:: PROMPT ::
Filter the records below down to lines containing "diagram".

:: GIVEN ENTRIES ::
## START
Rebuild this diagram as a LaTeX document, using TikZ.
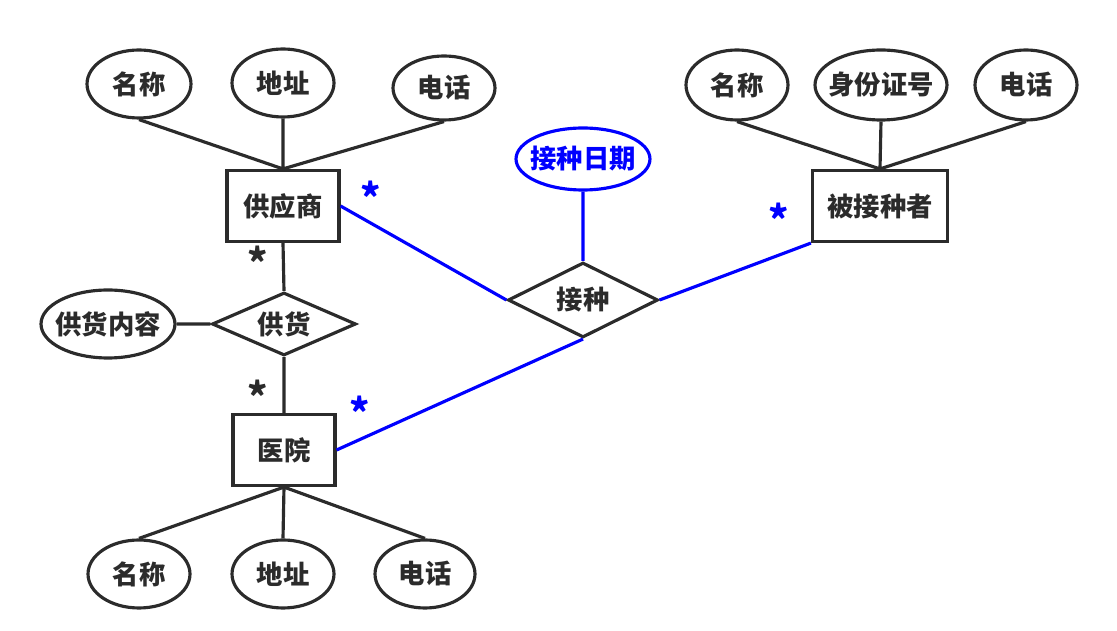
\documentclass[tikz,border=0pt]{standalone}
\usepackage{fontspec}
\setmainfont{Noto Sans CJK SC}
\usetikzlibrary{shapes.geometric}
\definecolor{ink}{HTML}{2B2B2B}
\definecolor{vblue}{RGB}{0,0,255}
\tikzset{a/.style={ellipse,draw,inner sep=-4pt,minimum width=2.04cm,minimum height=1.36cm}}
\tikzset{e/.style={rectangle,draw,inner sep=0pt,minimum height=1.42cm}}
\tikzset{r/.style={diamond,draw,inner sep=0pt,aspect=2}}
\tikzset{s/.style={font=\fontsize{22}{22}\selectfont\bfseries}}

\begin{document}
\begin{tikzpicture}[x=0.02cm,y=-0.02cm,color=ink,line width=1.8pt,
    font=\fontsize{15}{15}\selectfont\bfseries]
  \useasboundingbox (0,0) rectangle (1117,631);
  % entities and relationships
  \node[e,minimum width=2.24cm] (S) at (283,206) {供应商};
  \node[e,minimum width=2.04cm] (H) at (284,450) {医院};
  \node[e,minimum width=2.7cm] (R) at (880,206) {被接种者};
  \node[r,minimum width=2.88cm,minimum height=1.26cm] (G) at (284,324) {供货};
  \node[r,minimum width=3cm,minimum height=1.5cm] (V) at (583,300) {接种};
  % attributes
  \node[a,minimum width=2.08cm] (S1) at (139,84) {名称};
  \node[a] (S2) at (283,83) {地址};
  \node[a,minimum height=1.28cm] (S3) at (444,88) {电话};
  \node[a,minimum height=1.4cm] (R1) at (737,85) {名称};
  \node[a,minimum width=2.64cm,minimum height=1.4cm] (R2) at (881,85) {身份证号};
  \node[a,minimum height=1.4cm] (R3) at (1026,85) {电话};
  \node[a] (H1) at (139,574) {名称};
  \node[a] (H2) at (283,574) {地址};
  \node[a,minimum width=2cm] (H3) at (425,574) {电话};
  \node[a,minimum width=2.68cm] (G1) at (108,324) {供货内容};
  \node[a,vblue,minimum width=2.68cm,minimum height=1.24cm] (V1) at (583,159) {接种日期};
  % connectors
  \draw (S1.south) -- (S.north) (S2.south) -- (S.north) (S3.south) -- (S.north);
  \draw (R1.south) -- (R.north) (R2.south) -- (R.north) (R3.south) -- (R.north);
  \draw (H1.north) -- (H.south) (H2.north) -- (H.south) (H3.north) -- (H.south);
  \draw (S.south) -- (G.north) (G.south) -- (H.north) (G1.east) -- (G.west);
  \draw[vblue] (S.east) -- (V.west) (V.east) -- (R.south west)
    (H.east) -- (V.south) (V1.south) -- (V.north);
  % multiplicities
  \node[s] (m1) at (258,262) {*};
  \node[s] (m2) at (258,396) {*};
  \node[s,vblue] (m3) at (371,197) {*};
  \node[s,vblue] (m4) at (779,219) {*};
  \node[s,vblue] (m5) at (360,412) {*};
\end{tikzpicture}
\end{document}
## END
## START
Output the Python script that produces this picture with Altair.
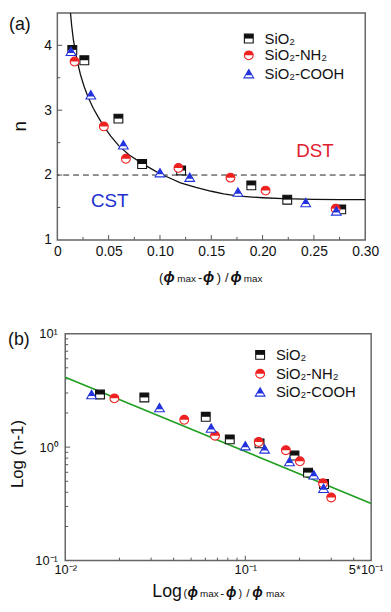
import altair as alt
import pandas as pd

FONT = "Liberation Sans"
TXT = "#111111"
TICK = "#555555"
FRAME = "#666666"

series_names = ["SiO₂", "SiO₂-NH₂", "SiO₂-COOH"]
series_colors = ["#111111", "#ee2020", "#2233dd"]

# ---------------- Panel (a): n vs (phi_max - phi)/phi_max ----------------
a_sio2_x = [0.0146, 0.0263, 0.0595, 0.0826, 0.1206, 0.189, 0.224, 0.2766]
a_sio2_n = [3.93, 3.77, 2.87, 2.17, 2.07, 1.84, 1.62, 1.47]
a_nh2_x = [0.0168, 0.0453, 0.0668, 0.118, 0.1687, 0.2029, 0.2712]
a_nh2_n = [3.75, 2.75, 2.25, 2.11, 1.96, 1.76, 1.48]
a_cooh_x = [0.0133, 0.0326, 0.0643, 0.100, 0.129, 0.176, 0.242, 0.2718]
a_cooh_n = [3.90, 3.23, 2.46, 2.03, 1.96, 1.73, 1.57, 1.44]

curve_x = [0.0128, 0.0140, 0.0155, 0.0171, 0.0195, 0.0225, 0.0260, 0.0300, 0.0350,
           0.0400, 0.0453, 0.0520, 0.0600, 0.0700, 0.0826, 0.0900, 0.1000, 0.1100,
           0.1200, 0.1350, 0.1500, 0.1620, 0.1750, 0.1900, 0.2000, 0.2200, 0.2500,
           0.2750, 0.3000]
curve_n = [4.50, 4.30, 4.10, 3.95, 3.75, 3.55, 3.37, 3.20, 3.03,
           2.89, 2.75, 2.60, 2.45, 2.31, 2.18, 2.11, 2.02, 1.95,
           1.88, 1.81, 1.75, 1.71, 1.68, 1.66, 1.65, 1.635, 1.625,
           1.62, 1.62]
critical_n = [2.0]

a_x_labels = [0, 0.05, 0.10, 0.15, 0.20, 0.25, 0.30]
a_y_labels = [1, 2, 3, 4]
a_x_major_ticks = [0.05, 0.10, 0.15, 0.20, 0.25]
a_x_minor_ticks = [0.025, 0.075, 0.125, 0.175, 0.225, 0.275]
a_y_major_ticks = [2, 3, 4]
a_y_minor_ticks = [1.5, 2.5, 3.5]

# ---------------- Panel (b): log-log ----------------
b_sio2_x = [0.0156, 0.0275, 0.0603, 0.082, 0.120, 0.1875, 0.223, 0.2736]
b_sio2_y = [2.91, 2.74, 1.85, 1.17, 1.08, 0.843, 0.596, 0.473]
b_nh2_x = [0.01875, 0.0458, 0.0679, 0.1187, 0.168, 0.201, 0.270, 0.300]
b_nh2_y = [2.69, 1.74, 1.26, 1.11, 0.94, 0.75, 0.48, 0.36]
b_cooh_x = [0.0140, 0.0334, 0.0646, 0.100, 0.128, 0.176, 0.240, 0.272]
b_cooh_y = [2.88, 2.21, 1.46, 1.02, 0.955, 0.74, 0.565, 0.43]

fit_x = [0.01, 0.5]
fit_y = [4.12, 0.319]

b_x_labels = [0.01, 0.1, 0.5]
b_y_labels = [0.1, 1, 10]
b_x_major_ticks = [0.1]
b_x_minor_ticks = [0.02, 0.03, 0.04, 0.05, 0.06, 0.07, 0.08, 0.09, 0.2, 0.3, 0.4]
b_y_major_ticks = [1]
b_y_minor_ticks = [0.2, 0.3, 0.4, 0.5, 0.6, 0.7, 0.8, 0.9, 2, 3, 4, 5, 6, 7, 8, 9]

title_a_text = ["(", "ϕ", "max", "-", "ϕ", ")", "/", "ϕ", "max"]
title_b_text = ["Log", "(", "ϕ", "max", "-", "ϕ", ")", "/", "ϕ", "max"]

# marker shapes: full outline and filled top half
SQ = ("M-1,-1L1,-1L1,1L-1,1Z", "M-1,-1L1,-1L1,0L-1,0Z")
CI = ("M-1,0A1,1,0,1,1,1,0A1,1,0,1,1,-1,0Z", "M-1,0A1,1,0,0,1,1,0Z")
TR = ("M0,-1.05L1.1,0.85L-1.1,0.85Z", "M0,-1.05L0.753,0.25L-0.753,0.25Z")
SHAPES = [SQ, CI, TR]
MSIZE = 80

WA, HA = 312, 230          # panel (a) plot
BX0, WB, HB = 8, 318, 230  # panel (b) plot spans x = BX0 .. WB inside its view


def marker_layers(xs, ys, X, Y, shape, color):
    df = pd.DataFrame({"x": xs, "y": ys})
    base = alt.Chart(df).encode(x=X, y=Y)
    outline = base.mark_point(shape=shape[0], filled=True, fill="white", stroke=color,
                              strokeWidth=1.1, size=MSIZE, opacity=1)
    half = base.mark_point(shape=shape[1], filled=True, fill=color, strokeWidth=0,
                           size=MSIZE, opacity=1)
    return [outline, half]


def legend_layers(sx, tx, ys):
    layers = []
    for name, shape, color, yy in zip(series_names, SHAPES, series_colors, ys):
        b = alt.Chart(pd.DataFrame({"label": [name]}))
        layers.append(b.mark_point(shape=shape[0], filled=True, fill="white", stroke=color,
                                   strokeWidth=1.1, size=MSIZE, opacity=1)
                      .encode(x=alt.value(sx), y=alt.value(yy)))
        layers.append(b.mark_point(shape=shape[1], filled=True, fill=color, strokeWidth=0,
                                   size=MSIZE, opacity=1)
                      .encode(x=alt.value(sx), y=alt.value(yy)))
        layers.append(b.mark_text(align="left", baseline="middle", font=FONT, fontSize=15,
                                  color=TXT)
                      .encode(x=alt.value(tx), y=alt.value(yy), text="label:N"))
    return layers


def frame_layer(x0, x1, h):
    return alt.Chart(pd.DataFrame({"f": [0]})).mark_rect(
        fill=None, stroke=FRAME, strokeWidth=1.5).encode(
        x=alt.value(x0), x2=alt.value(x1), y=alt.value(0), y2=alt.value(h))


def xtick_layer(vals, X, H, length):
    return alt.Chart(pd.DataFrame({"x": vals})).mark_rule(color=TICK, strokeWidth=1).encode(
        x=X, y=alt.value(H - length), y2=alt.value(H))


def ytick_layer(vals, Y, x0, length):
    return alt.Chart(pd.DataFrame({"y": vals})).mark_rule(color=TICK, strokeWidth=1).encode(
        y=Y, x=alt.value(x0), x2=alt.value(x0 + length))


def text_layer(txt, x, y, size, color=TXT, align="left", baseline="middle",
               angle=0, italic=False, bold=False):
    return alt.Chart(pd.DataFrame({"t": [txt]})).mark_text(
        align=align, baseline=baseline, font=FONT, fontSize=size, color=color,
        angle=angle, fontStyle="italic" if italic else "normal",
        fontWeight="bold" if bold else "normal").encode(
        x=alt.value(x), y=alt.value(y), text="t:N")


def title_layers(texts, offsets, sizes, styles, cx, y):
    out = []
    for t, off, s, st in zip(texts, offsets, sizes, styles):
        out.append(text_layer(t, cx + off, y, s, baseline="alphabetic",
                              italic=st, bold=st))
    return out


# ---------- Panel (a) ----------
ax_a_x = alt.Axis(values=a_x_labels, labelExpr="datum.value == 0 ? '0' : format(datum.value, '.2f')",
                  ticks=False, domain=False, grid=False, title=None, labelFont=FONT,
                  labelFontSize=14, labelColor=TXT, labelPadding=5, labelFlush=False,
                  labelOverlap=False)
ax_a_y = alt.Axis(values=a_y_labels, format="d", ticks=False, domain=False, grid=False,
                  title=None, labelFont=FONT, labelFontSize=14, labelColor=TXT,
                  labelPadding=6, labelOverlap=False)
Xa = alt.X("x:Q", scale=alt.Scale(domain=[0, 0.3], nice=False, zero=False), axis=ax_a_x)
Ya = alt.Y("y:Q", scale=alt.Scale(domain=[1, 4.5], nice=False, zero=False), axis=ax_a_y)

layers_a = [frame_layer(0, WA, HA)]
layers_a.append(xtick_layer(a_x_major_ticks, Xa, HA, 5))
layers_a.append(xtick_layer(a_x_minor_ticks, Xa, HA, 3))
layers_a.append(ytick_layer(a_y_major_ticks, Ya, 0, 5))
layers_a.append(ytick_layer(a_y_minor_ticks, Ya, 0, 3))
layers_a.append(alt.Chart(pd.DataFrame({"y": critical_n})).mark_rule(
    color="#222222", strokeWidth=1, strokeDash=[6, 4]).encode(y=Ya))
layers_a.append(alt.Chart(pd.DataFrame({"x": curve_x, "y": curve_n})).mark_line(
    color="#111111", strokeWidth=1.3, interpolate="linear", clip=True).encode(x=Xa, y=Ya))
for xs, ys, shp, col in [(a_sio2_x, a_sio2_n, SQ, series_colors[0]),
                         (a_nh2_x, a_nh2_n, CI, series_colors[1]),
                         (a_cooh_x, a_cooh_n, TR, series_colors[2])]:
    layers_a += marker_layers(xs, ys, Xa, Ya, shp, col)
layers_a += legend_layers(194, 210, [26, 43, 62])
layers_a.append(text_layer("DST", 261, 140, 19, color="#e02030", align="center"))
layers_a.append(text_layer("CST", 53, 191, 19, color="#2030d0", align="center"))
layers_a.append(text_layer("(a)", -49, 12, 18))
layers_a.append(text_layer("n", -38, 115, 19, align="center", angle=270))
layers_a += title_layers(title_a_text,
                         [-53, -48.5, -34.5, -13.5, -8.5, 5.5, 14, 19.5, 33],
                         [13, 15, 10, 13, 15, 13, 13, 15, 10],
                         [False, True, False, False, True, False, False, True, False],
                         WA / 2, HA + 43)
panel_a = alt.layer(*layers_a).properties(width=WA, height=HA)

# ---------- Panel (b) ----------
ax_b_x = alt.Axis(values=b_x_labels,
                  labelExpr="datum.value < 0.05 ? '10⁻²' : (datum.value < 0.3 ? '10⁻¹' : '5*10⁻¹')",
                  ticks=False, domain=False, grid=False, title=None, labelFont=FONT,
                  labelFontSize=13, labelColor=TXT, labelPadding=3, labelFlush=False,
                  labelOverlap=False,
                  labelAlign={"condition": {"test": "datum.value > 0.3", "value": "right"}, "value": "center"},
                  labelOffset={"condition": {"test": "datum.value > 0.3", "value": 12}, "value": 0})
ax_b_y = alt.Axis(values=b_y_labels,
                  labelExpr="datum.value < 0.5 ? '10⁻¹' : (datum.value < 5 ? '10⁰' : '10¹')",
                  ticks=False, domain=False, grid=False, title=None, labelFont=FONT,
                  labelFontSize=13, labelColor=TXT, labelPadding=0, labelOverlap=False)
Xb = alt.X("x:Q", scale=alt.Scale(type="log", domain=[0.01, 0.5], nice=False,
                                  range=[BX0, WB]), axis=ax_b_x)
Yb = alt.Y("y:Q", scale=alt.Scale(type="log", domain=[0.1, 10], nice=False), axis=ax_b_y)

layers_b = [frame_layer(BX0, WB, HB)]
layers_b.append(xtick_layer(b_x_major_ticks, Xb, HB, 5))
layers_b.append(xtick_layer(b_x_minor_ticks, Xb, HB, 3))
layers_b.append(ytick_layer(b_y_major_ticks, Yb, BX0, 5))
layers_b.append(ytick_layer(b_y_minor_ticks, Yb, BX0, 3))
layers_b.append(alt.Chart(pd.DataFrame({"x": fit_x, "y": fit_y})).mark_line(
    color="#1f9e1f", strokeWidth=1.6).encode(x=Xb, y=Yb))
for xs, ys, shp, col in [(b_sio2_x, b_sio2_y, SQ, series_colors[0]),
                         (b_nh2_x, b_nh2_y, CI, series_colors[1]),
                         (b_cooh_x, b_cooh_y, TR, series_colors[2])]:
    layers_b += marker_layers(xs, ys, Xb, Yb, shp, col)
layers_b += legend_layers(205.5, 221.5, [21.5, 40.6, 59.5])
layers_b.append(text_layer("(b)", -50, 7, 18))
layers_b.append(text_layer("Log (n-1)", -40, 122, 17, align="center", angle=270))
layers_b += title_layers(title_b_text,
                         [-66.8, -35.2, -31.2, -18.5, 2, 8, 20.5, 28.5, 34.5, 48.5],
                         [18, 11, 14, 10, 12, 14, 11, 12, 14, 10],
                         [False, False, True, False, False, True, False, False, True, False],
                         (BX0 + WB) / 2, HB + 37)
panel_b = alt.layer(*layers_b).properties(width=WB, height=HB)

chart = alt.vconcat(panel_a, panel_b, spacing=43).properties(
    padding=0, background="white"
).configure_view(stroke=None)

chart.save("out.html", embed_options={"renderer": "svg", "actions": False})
## END
## START
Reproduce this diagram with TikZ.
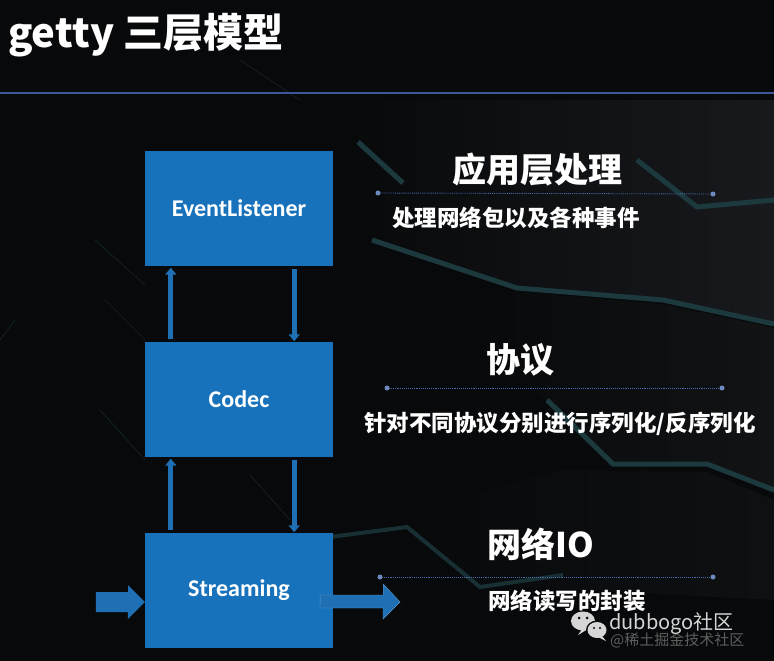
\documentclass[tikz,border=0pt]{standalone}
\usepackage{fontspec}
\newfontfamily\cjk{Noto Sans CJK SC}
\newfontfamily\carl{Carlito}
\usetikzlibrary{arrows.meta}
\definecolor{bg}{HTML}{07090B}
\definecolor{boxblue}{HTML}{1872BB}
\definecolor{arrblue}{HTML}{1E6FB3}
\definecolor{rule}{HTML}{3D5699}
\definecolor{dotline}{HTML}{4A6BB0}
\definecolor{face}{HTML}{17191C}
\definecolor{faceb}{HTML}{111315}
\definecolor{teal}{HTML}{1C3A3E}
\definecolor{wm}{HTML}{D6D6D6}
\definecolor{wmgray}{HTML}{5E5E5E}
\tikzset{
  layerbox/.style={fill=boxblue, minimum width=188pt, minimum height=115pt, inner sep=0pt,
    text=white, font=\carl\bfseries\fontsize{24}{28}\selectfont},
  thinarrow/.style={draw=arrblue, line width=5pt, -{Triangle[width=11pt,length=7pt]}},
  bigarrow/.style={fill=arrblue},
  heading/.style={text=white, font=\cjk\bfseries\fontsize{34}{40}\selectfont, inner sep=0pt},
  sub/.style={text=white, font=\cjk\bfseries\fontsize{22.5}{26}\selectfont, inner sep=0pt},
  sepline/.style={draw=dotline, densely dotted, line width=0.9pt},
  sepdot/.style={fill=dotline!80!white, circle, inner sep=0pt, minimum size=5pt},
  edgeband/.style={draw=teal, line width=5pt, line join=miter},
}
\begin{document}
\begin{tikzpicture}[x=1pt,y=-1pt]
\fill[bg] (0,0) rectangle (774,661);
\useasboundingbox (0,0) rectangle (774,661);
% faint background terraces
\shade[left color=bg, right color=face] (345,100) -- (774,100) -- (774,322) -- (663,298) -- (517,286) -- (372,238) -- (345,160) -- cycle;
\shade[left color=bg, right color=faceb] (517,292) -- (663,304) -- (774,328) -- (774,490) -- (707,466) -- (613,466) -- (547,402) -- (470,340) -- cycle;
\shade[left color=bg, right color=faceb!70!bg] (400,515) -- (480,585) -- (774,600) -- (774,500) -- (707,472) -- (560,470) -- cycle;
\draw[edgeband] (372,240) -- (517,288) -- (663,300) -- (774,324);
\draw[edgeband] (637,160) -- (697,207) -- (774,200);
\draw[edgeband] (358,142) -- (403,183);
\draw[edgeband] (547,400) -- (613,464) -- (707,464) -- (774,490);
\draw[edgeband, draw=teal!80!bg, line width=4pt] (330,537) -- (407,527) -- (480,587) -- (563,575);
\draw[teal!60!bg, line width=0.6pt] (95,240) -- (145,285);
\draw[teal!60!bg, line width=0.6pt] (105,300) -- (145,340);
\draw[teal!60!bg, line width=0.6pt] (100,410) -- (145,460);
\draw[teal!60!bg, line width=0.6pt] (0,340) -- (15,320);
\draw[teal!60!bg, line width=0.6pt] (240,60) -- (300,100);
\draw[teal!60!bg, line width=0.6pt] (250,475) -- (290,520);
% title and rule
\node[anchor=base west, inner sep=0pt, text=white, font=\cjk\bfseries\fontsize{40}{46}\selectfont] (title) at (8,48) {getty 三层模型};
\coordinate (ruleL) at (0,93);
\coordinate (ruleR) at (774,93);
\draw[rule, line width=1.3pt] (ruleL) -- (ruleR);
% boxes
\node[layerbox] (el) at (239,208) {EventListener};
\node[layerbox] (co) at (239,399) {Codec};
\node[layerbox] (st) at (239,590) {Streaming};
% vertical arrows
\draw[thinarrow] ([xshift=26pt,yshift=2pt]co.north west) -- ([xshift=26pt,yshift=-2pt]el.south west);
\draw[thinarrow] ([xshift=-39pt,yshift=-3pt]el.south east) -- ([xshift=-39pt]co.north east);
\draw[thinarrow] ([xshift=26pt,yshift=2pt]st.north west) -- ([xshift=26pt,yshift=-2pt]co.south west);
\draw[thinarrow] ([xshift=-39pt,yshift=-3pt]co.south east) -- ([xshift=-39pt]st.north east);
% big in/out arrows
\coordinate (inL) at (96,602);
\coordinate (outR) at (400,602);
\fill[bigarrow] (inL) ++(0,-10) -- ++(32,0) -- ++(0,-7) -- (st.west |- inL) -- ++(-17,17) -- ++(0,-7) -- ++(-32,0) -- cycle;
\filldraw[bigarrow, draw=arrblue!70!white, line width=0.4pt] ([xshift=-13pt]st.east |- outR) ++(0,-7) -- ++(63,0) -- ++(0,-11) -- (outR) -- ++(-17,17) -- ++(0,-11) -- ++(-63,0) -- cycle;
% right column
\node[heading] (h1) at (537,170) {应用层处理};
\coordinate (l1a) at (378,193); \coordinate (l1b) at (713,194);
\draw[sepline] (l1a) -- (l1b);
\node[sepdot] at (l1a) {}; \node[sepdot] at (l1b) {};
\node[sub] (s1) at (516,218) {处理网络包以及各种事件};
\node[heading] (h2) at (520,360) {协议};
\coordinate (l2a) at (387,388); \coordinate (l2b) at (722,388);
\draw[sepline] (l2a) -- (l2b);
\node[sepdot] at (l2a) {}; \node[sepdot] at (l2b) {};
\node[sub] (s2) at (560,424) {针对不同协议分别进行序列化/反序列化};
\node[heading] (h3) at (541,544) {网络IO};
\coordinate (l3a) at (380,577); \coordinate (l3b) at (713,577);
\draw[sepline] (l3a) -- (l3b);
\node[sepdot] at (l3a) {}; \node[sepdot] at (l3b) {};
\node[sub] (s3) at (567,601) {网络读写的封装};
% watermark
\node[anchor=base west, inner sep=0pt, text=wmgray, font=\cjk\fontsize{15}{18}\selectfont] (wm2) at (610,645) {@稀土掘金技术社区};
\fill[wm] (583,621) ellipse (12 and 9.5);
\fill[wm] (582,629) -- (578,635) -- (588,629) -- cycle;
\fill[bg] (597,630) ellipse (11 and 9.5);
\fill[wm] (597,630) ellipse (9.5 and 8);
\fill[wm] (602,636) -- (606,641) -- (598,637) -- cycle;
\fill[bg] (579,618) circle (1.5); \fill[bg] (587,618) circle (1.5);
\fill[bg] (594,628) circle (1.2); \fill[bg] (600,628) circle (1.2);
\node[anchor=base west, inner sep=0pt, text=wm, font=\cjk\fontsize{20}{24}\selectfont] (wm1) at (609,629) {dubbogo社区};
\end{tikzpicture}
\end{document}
## END
:: CORRECT OUTPUT ::
Rebuild this diagram as a LaTeX document, using TikZ.
Reproduce this diagram with TikZ.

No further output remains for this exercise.